All of the lines below are to be printed again exactly; images are excluded from the output.
*** PROVIDED MATERIAL ***
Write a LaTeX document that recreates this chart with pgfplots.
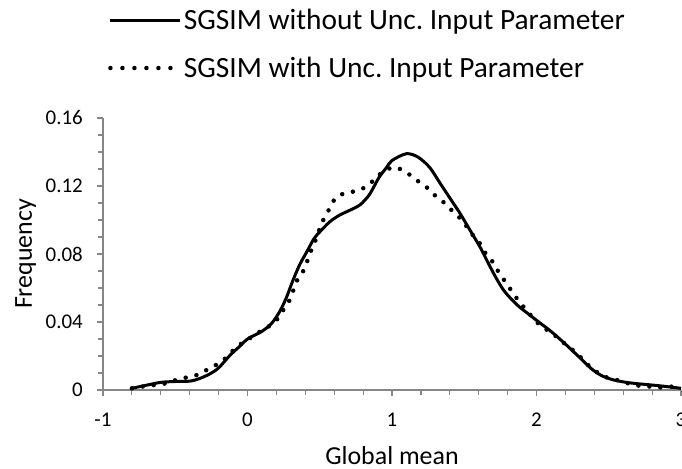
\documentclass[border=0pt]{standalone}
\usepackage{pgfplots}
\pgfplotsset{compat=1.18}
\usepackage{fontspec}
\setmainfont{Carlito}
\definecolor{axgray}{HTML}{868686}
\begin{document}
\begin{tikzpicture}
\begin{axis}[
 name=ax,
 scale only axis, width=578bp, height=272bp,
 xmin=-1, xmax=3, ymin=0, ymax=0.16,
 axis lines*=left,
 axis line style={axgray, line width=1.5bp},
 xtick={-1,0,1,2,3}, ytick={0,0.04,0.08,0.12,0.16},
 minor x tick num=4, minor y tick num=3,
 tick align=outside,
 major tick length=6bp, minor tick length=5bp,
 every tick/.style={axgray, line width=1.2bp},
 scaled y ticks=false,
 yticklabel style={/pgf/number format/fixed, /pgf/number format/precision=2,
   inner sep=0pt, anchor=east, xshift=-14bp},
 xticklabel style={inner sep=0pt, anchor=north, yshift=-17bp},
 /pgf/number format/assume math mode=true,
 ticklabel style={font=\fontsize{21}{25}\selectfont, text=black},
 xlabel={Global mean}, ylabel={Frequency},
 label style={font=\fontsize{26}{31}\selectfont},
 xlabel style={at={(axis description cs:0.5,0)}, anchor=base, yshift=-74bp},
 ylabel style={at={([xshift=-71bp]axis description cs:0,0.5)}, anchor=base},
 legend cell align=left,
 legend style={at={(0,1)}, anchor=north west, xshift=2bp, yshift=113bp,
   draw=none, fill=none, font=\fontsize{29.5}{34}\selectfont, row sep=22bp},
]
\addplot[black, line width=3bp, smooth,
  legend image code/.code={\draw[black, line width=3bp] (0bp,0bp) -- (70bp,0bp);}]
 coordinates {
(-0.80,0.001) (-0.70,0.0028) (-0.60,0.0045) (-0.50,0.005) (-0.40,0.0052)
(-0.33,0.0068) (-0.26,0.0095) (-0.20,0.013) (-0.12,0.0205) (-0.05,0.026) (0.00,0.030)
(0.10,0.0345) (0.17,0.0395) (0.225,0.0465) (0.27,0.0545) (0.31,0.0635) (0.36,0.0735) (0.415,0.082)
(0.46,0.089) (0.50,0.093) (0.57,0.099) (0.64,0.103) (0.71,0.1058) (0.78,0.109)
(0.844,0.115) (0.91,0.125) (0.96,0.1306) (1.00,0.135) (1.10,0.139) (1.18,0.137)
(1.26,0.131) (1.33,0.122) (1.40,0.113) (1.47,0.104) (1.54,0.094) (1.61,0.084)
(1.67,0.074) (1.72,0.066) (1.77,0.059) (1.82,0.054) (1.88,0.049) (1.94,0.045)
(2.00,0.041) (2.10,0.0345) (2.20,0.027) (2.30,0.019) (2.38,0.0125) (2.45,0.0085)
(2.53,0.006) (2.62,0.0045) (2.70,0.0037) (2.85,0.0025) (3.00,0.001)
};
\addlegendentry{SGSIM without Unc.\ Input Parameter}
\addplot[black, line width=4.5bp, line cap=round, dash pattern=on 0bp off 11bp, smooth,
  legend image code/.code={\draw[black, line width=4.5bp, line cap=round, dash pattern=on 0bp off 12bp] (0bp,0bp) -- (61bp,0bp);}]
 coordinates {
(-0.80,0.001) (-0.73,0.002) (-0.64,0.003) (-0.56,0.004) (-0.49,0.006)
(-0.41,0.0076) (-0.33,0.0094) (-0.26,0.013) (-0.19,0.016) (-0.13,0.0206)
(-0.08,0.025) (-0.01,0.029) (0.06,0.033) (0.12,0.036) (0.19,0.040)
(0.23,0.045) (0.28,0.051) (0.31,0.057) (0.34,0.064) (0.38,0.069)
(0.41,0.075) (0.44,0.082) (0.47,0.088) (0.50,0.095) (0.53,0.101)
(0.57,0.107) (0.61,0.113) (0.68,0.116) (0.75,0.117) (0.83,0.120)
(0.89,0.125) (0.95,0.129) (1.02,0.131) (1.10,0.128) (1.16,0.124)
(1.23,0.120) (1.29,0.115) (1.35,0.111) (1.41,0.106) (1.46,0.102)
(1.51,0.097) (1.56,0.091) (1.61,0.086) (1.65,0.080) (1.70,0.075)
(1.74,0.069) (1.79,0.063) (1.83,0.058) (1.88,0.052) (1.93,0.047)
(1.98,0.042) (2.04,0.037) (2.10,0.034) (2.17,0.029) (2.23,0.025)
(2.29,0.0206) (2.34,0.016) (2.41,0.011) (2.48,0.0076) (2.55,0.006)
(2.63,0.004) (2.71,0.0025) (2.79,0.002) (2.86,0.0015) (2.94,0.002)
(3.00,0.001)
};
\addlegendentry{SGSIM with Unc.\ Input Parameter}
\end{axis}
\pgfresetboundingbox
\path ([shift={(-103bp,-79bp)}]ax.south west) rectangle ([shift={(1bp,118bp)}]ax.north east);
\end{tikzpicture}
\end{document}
***
**WRITTEN RESPONSE:**
Write a LaTeX document that recreates this chart with pgfplots.
\documentclass[border=0pt]{standalone}
\usepackage{pgfplots}
\pgfplotsset{compat=1.18}
\usepackage{fontspec}
\setmainfont{Carlito}
\definecolor{axgray}{HTML}{868686}
\begin{document}
\begin{tikzpicture}
\begin{axis}[
 name=ax,
 scale only axis, width=578bp, height=272bp,
 xmin=-1, xmax=3, ymin=0, ymax=0.16,
 axis lines*=left,
 axis line style={axgray, line width=1.5bp},
 xtick={-1,0,1,2,3}, ytick={0,0.04,0.08,0.12,0.16},
 minor x tick num=4, minor y tick num=3,
 tick align=outside,
 major tick length=6bp, minor tick length=5bp,
 every tick/.style={axgray, line width=1.2bp},
 scaled y ticks=false,
 yticklabel style={/pgf/number format/fixed, /pgf/number format/precision=2,
   inner sep=0pt, anchor=east, xshift=-14bp},
 xticklabel style={inner sep=0pt, anchor=north, yshift=-17bp},
 /pgf/number format/assume math mode=true,
 ticklabel style={font=\fontsize{21}{25}\selectfont, text=black},
 xlabel={Global mean}, ylabel={Frequency},
 label style={font=\fontsize{26}{31}\selectfont},
 xlabel style={at={(axis description cs:0.5,0)}, anchor=base, yshift=-74bp},
 ylabel style={at={([xshift=-71bp]axis description cs:0,0.5)}, anchor=base},
 legend cell align=left,
 legend style={at={(0,1)}, anchor=north west, xshift=2bp, yshift=113bp,
   draw=none, fill=none, font=\fontsize{29.5}{34}\selectfont, row sep=22bp},
]
\addplot[black, line width=3bp, smooth,
  legend image code/.code={\draw[black, line width=3bp] (0bp,0bp) -- (70bp,0bp);}]
 coordinates {
(-0.80,0.001) (-0.70,0.0028) (-0.60,0.0045) (-0.50,0.005) (-0.40,0.0052)
(-0.33,0.0068) (-0.26,0.0095) (-0.20,0.013) (-0.12,0.0205) (-0.05,0.026) (0.00,0.030)
(0.10,0.0345) (0.17,0.0395) (0.225,0.0465) (0.27,0.0545) (0.31,0.0635) (0.36,0.0735) (0.415,0.082)
(0.46,0.089) (0.50,0.093) (0.57,0.099) (0.64,0.103) (0.71,0.1058) (0.78,0.109)
(0.844,0.115) (0.91,0.125) (0.96,0.1306) (1.00,0.135) (1.10,0.139) (1.18,0.137)
(1.26,0.131) (1.33,0.122) (1.40,0.113) (1.47,0.104) (1.54,0.094) (1.61,0.084)
(1.67,0.074) (1.72,0.066) (1.77,0.059) (1.82,0.054) (1.88,0.049) (1.94,0.045)
(2.00,0.041) (2.10,0.0345) (2.20,0.027) (2.30,0.019) (2.38,0.0125) (2.45,0.0085)
(2.53,0.006) (2.62,0.0045) (2.70,0.0037) (2.85,0.0025) (3.00,0.001)
};
\addlegendentry{SGSIM without Unc.\ Input Parameter}
\addplot[black, line width=4.5bp, line cap=round, dash pattern=on 0bp off 11bp, smooth,
  legend image code/.code={\draw[black, line width=4.5bp, line cap=round, dash pattern=on 0bp off 12bp] (0bp,0bp) -- (61bp,0bp);}]
 coordinates {
(-0.80,0.001) (-0.73,0.002) (-0.64,0.003) (-0.56,0.004) (-0.49,0.006)
(-0.41,0.0076) (-0.33,0.0094) (-0.26,0.013) (-0.19,0.016) (-0.13,0.0206)
(-0.08,0.025) (-0.01,0.029) (0.06,0.033) (0.12,0.036) (0.19,0.040)
(0.23,0.045) (0.28,0.051) (0.31,0.057) (0.34,0.064) (0.38,0.069)
(0.41,0.075) (0.44,0.082) (0.47,0.088) (0.50,0.095) (0.53,0.101)
(0.57,0.107) (0.61,0.113) (0.68,0.116) (0.75,0.117) (0.83,0.120)
(0.89,0.125) (0.95,0.129) (1.02,0.131) (1.10,0.128) (1.16,0.124)
(1.23,0.120) (1.29,0.115) (1.35,0.111) (1.41,0.106) (1.46,0.102)
(1.51,0.097) (1.56,0.091) (1.61,0.086) (1.65,0.080) (1.70,0.075)
(1.74,0.069) (1.79,0.063) (1.83,0.058) (1.88,0.052) (1.93,0.047)
(1.98,0.042) (2.04,0.037) (2.10,0.034) (2.17,0.029) (2.23,0.025)
(2.29,0.0206) (2.34,0.016) (2.41,0.011) (2.48,0.0076) (2.55,0.006)
(2.63,0.004) (2.71,0.0025) (2.79,0.002) (2.86,0.0015) (2.94,0.002)
(3.00,0.001)
};
\addlegendentry{SGSIM with Unc.\ Input Parameter}
\end{axis}
\pgfresetboundingbox
\path ([shift={(-103bp,-79bp)}]ax.south west) rectangle ([shift={(1bp,118bp)}]ax.north east);
\end{tikzpicture}
\end{document}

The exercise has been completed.